The authority of an agent may be express or implied. (Section 186, Indian Contract Act). An authority is said to be express when it is given by words spoken or written. An authority is said to be implied when it is to be inferred from the circumstances of the case and things spoken or written in the course of dealing may be accounted for, from circumstances of the case. (Section 187, Indian Contract Act). The power to sell will not authorise the agent to borrow money or to pledge the goods. (Timblo lmos Ltd. v. Jorge Anioal Mates Sequira, (1977) 3 SCC 474).
A owns a shop in Serampore, living himself in Calcutta and visiting the shop occasionally. The shop is managed by B and he is in the habit. of ordering goods from C in the name of A for the purposes of the shop and paying for them out of A's funds with A's knowledge. B has an implied authority from A to order goods from C in the name of A for the purposes of the shop.
In Ram Lakhan v. Mukhdeo, AIR 1982 Pat. 19; the parties agreed for filing of the award in the court. The award which was registered one, was handed over to one of the parties by the authorities. It was held that the party must be deemed to have implied authority of the arbitrators for filing the award in the court on their behalf under Section 186 of the Contract Act.
Extent of agent's authority.-An agent who has an authority to do an act has authority to do every lawful thing which is necessary in order to do such act.
An agent having an authority to carry on a business has authority to do every lawful thing necessary for the purpose, or usually done in the course of conducting such business (Section 188, Indian Contract Act).
A constitutes B his agent to carry on his business of a ship builder. B may purchase timber and other materials, and hire workmen, f-or the purposes of carrying on the business.
Agent's authority in an emergency.-An agent has authority, in an emergency, to do all such acts for the purposes of protecting his principal from loss as would be done by a person of ordinary prudence, in his own case, under similar circumstances, (Section 189, Indian Contract Act).
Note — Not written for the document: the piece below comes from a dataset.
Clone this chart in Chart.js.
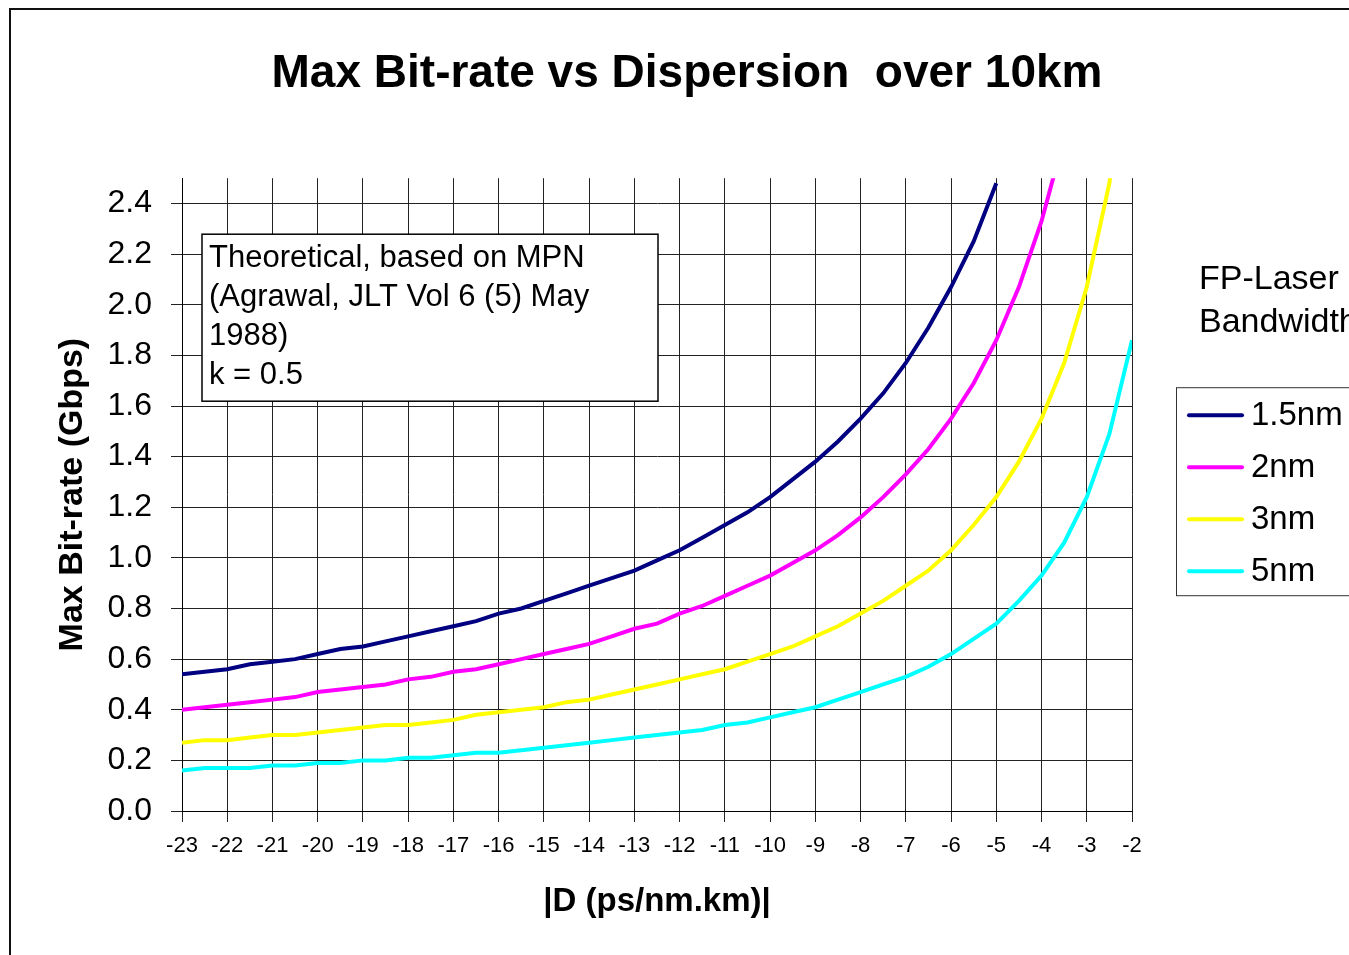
<!DOCTYPE html>
<html>
<head>
<meta charset="utf-8">
<title>Max Bit-rate vs Dispersion</title>
<script src="https://cdn.jsdelivr.net/npm/chart.js@4.4.1/dist/chart.umd.min.js"></script>
<style>
  html, body { margin: 0; padding: 0; background: #fff; overflow: hidden; }
  #frame { position: absolute; left: 9px; top: 8px; border: 2px solid #111; width: 1352px; height: 960px; }
  canvas { display: block; }
</style>
</head>
<body>
<div id="frame"><canvas id="chart" width="1352" height="960"></canvas></div>
<script>
"use strict";

const dispersion = [
  -23, -22.5, -22, -21.5, -21, -20.5, -20, -19.5, -19, -18.5, -18, -17.5, -17, -16.5,
  -16, -15.5, -15, -14.5, -14, -13.5, -13, -12.5, -12, -11.5, -11, -10.5, -10, -9.5,
  -9, -8.5, -8, -7.5, -7, -6.5, -6, -5.5, -5, -4.5, -4, -3.5, -3, -2.5, -2
];

const rate15nm = [
  0.54, 0.55, 0.56, 0.58, 0.59, 0.60, 0.62, 0.64, 0.65, 0.67, 0.69, 0.71, 0.73, 0.75,
  0.78, 0.80, 0.83, 0.86, 0.89, 0.92, 0.95, 0.99, 1.03, 1.08, 1.13, 1.18, 1.24, 1.31,
  1.38, 1.46, 1.55, 1.65, 1.77, 1.91, 2.07, 2.25, 2.48, null, null, null, null, null, null
];
const rate2nm = [
  0.40, 0.41, 0.42, 0.43, 0.44, 0.45, 0.47, 0.48, 0.49, 0.50, 0.52, 0.53, 0.55, 0.56,
  0.58, 0.60, 0.62, 0.64, 0.66, 0.69, 0.72, 0.74, 0.78, 0.81, 0.85, 0.89, 0.93, 0.98,
  1.03, 1.09, 1.16, 1.24, 1.33, 1.43, 1.55, 1.69, 1.86, 2.07, 2.33, 2.66, null, null, null
];
const rate3nm = [
  0.27, 0.28, 0.28, 0.29, 0.30, 0.30, 0.31, 0.32, 0.33, 0.34, 0.34, 0.35, 0.36, 0.38,
  0.39, 0.40, 0.41, 0.43, 0.44, 0.46, 0.48, 0.50, 0.52, 0.54, 0.56, 0.59, 0.62, 0.65,
  0.69, 0.73, 0.78, 0.83, 0.89, 0.95, 1.03, 1.13, 1.24, 1.38, 1.55, 1.77, 2.07, 2.48, 3.10
];
const rate5nm = [
  0.16, 0.17, 0.17, 0.17, 0.18, 0.18, 0.19, 0.19, 0.20, 0.20, 0.21, 0.21, 0.22, 0.23,
  0.23, 0.24, 0.25, 0.26, 0.27, 0.28, 0.29, 0.30, 0.31, 0.32, 0.34, 0.35, 0.37, 0.39,
  0.41, 0.44, 0.47, 0.50, 0.53, 0.57, 0.62, 0.68, 0.74, 0.83, 0.93, 1.06, 1.24, 1.49, 1.86
];

const yTicks = [0, 0.2, 0.4, 0.6, 0.8, 1.0, 1.2, 1.4, 1.6, 1.8, 2.0, 2.2, 2.4];

const seriesNames = ["1.5nm", "2nm", "3nm", "5nm"];
const seriesColors = ["#000080", "#ff00ff", "#ffff00", "#00ffff"];
const allRates = [rate15nm, rate2nm, rate3nm, rate5nm];

const noteLines = ["Theoretical, based on MPN", "(Agrawal, JLT Vol 6 (5) May", "1988)", "k = 0.5"];
const legendTitle = ["FP-Laser", "Bandwidth"];

const fontFamily = "'Liberation Sans', Arial, sans-serif";
Chart.defaults.font.family = fontFamily;
Chart.defaults.color = "#000";

function toPoints(values) {
  const points = [];
  for (let i = 0; i < dispersion.length; i++) {
    if (values[i] !== null) {
      points.push({ x: dispersion[i], y: values[i] });
    }
  }
  return points;
}

const datasets = [];
for (let i = 0; i < seriesNames.length; i++) {
  datasets.push({
    label: seriesNames[i],
    data: toPoints(allRates[i]),
    borderColor: seriesColors[i],
    backgroundColor: seriesColors[i],
    borderWidth: 4,
    pointRadius: 0,
    tension: 0,
    fill: false,
  });
}

// note box and the right-hand legend are drawn on top
const extrasPlugin = {
  id: "extras",
  afterDraw(chart) {
    const ctx = chart.ctx;
    const area = chart.chartArea;
    ctx.save();

    const boxX = area.left + 20;
    const boxY = area.top + 56;
    ctx.fillStyle = "#fff";
    ctx.fillRect(boxX, boxY, 456, 167);
    ctx.strokeStyle = "#000";
    ctx.lineWidth = 1.5;
    ctx.strokeRect(boxX, boxY, 456, 167);
    ctx.fillStyle = "#000";
    ctx.font = "31px " + fontFamily;
    ctx.textAlign = "left";
    ctx.textBaseline = "middle";
    for (let i = 0; i < noteLines.length; i++) {
      ctx.fillText(noteLines[i], boxX + 7, boxY + 24 + i * 39);
    }

    ctx.font = "34px " + fontFamily;
    for (let i = 0; i < legendTitle.length; i++) {
      ctx.fillText(legendTitle[i], area.right + 67, area.top + 101 + i * 43);
    }

    const legX = area.right + 44;
    const legY = area.top + 209;
    ctx.strokeStyle = "#333";
    ctx.lineWidth = 1;
    ctx.strokeRect(legX + 0.5, legY + 0.5, 260, 208);
    ctx.lineCap = "round";
    ctx.font = "33px " + fontFamily;
    chart.data.datasets.forEach(function (ds, i) {
      const y = legY + 28 + i * 52;
      ctx.strokeStyle = ds.borderColor;
      ctx.lineWidth = 4;
      ctx.beginPath();
      ctx.moveTo(legX + 13, y);
      ctx.lineTo(legX + 66, y);
      ctx.stroke();
      ctx.fillStyle = "#000";
      ctx.fillText(ds.label, legX + 75, y + 1);
    });
    ctx.restore();
  },
};

const config = {
  type: "line",
  data: { datasets: datasets },
  plugins: [extrasPlugin],
  options: {
    responsive: false,
    animation: false,
    plugins: {
      legend: { display: false },
      tooltip: { enabled: false },
      title: {
        display: true,
        text: "Max Bit-rate vs Dispersion  over 10km",
        color: "#000",
        font: { size: 46, weight: "bold" },
        padding: { top: 37, bottom: 76 },
      },
    },
    scales: {
      x: {
        type: "linear",
        min: -23,
        max: -2,
        ticks: { stepSize: 1, font: { size: 22 }, padding: 11, color: "#000" },
        grid: { color: "#222", lineWidth: 1, tickLength: 11 },
        border: { color: "#000", width: 1 },
        title: {
          display: true,
          text: "|D (ps/nm.km)|",
          color: "#000",
          font: { size: 33, weight: "bold" },
          padding: { top: 0, bottom: 48 },
        },
        afterFit(scale) {
          scale.height = 159;
        },
      },
      y: {
        min: 0,
        max: 2.5,
        ticks: {
          font: { size: 32 },
          padding: 19,
          color: "#000",
          callback: function (value) {
            return value.toFixed(1);
          },
        },
        afterBuildTicks(scale) {
          scale.ticks = yTicks.map(function (v) {
            return { value: v };
          });
        },
        grid: { color: "#222", lineWidth: 1, tickLength: 11 },
        border: { color: "#000", width: 1 },
        title: {
          display: true,
          text: "Max Bit-rate (Gbps)",
          color: "#000",
          font: { size: 34, weight: "bold" },
          padding: { top: 41, bottom: 0 },
        },
        afterFit(scale) {
          scale.width = 171;
        },
      },
      // empty scale on the right keeps room for the legend
      side: {
        type: "linear",
        position: "right",
        display: true,
        ticks: { display: false },
        grid: { display: false },
        border: { display: false },
        afterFit(scale) {
          scale.width = 231;
        },
      },
    },
  },
};

const myChart = new Chart(document.getElementById("chart"), config);
</script>
</body>
</html>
The leading case on the question of agency by necessity is Hari Kishan Singh v. National Bank of India Ltd., (1941) 191 I C 273. It was held that Section 189 was intended to protect the agent, if for the purposes of safeguarding the interests of his principal he does certain acts without 11 any instruction from his principal. In such a case the agent is exempted from all liability provided he acts like a man of an ordinary prudence and the acts are performed by him at the time of emergency.
A consigns provisions to B at Calcutta with directions to send them immediately to C at Cuttack. B may sell the provisions at Calcutta if they will not bear the journey of Cuttack without spoiling.
Agency by estoppel:-- This arises when one person puts another in such a position as to lead other persons to think that they are entitled to treat the second person as authorised to act as agent for the first in respect of certain class of business. In such a case the first person is estopped from denying to those who have acted on the belief which he has by his conduct thus, induced, that the second person was in fact his agent. This is illustrated by the relation of factor to their principals. If a principal entrusts goods to factor and does not authorise him to sell, the principal is estopped from denying that the factor had no authority, if the factor sells the same to someone who buys bona fide without notice of the limitation of the factor's authority.
Partnership is based on the mutual agency between the partners. When anyone of the partners retires he should give information of this effect to the persons who deal with the partnership firm. Otherwise the rest of the partners as well as the outgoing partner will be made liable on the basis of holding out or estoppel.
If a master allows his servant to purchase goods for him of B habitually upon credit. B becomes entitled to look to the master for the payment for such things as are supplied in the ordinary course of dealing.
Husband and wife:-The legal presumption in the case of husband and wife is that the wife has an authority of an agency for all domestic matters ordinarily entrusted to a wife, as a reasonable. supply of goods and service. But it must satisfy following conditions:
(1) The married couple must be co-habiting together.
(2) They must be living together in their own domestic establishment.
(3) The wife has the authority to pledge her husband's credit only for necessaries,
(4) Where the husband gives a reasonable allowance to his wife and also duly pays it this presumption would not be available.
(Girdhari Lal v. Crawford, (1885) 9 All 147).